It is important to stress test your GPU (Graphics Processing Unit) once in a while to know how well it able to perform but you need good software for that. Furmark is an intensive GPU stress test tool for the Windows platform. It’s also an OpenGL benchmarking tool as well. Before we proceed with Furmark, first let’s talk about what a GPU is and why it needs a stress test.
What is a GPU (Graphics Processing Unit)
Ever wonder how the images or videos you see on your computer are processed? It is made possible with the help of a graphics card. Also known as a video card or a display card, a graphics card receives electronic signals from the CPU and translates them into images compatible with one’s monitor. At the heart of it is a GPU (Graphics Processing Unit), which is responsible for all the major computations and what is omnipresent in all computers.
Graphics cards are needed for computers that are put through intensive usage for long hours at a stretch, such as gaming, engineering, data analysis, etc. Since most people use their computers for every elementary task, the GPU pre-installed in their motherboard or CPU does the job just fine for them, and rightly so. But it is important for those who do have a dedicated graphics card installed to identify the limits you can stretch it out to. This is where a stress test comes into play.
Furmark – GPU Stress Test Tool
A stress test is an application that allows you to push your GPU to a point so far that it may run the risk of crashing. This allows the maximum utilization of a device’s computing powers; processing the most complicated data while trying to make the temperature reach through the roof. The purpose of a stress test is to identify just the point to which your GPU can run without crashing. A stress test helps ensure that no harm is caused during the normal, day-to-day usage of a GPU. now, if you do want to put your GPU through one such stress test, my recommendation would be Furmark.

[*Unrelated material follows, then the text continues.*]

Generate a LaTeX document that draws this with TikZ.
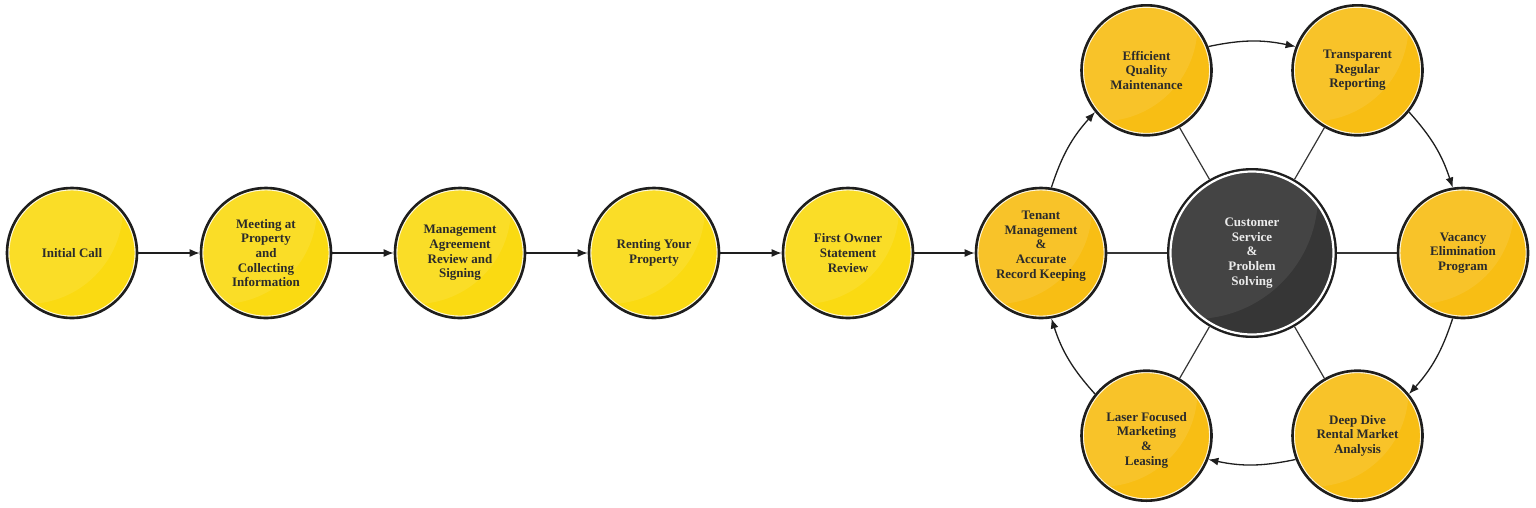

Furmark is a lightweight, easy-to-use GPU stress test that has been the standard choice for the past 5 years. It is perfectly understandable for a person not to opt for one since a stress test runs a high chance of crashing your computer’s hardware, Furmark allows you to monitor your video card’s performance in a controlled environment.
How to use Furmark?
The first thing you need to do is close everything else you have open on your computer, because that may hinder Furmark’s sound judgment of your GPU’s performance. In case you want to test all the graphics cards you have installed on your computer, you can tick on the Fullscreen box, otherwise, the windowed mode will only render results for your primary graphics card (in this case the Intel UHD Graphics 620).
You can choose the resolution setting to match your monitor’s. Go to the settings to add some 3D options to the test. Herein also lies the GPU Temperature Alarm, which can be set to one’s preference too. In the Anti-aliasing dropdown, you can choose how intensive you want the stress test to be; 2XMSAA being the least and 8XMSAA being the most.
After configuring the test to your liking, proceed with the GPU Stress Test button. You don’t have to sit through the entire test, but it is advisable to let it run for 30 minutes or so. Your computer’s fans would be more noisy than usual, for obvious reasons. Bear in mind that each ‘fur’ of the animation that appears on the screen during the test is rendered individually. After a while, you will be shown the result of your graphics card’s prowess.
You can download Furmark from here.
Is Furmark safe?
It’s fair for people to have their concerns about Furmark. You might find yourself wondering if putting your GPU through this is worth it since most people don’t use their computers to the extent that would render damage to its internals. But using Furmark under secure protocols is absolutely harmless.
If Furmark crashes during the test, your graphics card might have overclocked, rising the temperature of your GPU high enough to cause damage to it. Other reasons can be incompatible cooling conditions, or your graphics card just being too old for one of these tests.
If you are able to run this test for 30 minutes without crashing, chances are, your GPU is good enough to handle any high-end game or professional software you could throw at it.